Italian art critic and curator (b. 1954)

Demetrio Paparoni (born Siracusa, Italy, 1954) is an Italian art critic, curator, writer, and editor who has taught History of Modern Art and History of Contemporary Art at the University of Catania.

== Art Criticism ==
Paparoni is the art critic of the Italian newspaper Domani. He has curated a number of major exhibitions. In 1983 he founded the contemporary art magazine Tema Celeste and the publishing house of the same name, which he ran until 2000.

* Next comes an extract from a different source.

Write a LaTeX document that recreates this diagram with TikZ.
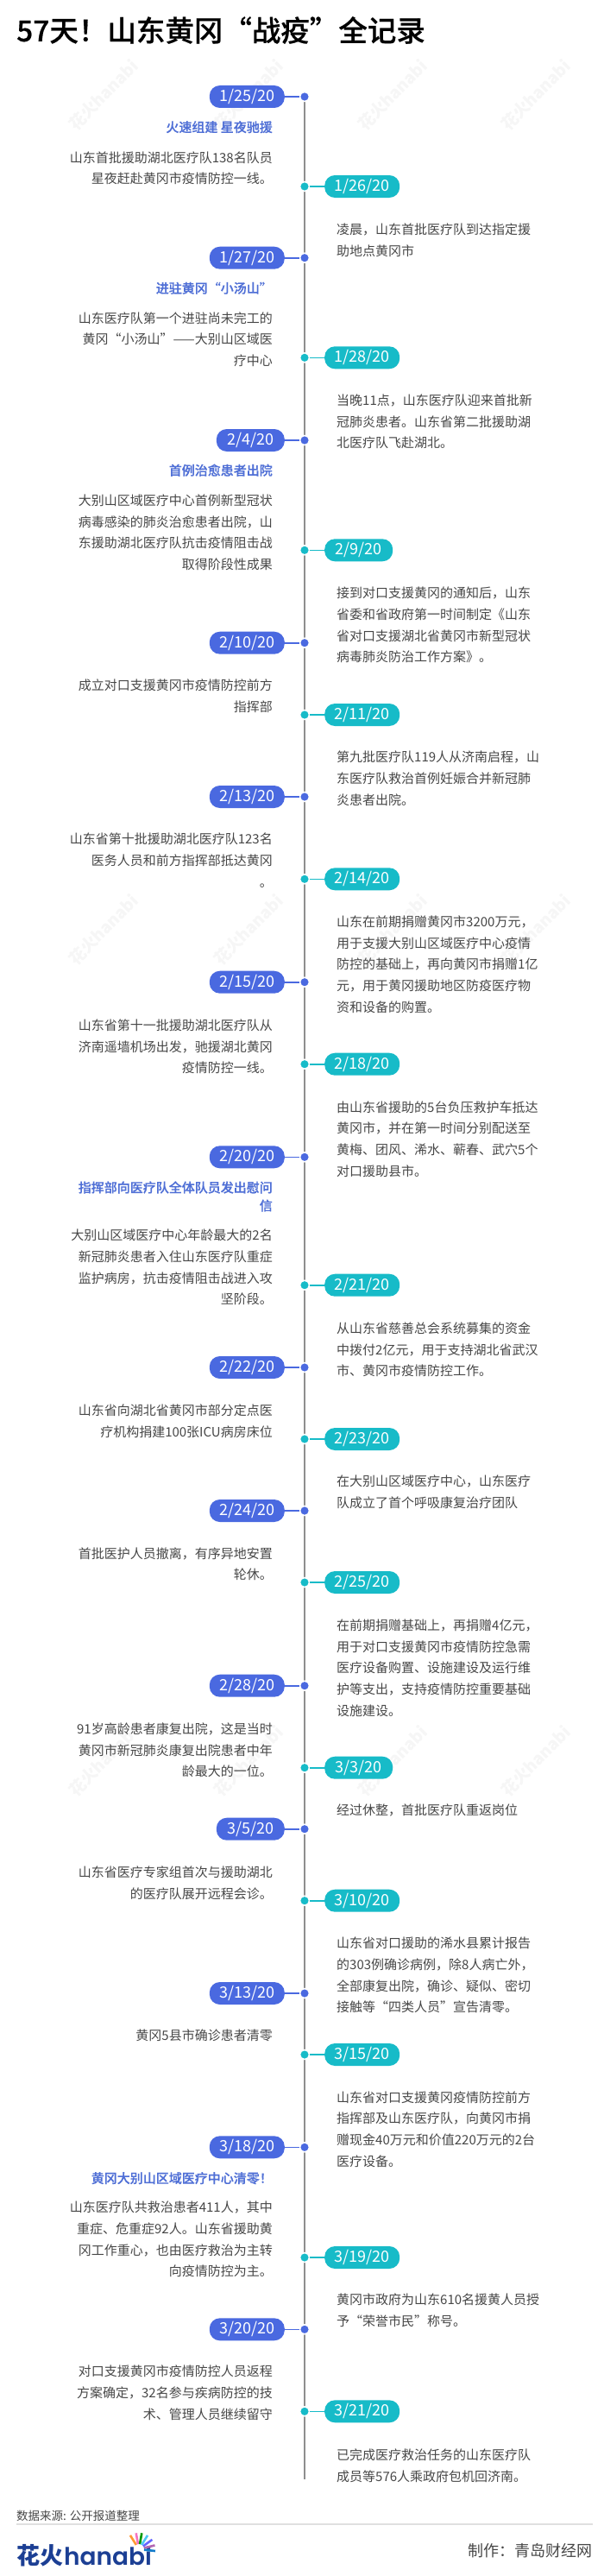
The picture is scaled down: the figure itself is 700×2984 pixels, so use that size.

His art criticism books include The Devil: A Visual History (Cernunnos/Abrams). and Art and Posthistory, Conversations on the End of Aesthetics written with Arthur Danto (Columbia University Press).

Paparoni has published monographs on Chuck Close, Jonathan Lasker, Timothy Greenfield-Sanders (Alberico Cetti Serbelloni editore), Wang Guangyi, Natee Utarit, Ronald Ventura, Gottfried Helnwein (Skira), Nyoman Masriadi, Rafael Megall, Andres Barrioquinto (Rizzoli New York).

His essays are featured in monographs and catalogs of many artists including Jean-Michel Basquiat, Peter Halley, Keith Haring, Edward Hopper, Zhang Huan, Alex Katz, David La Chapelle, Markus Lupertz, Tony Oursler, Mimmo Paladino, Michelangelo Pistoletto, David Salle, Jenny Saville, Sean Scully, Li Songsong, Doug and Mike Starn, Joana Vasconcelos, and Andy Warhol, among others.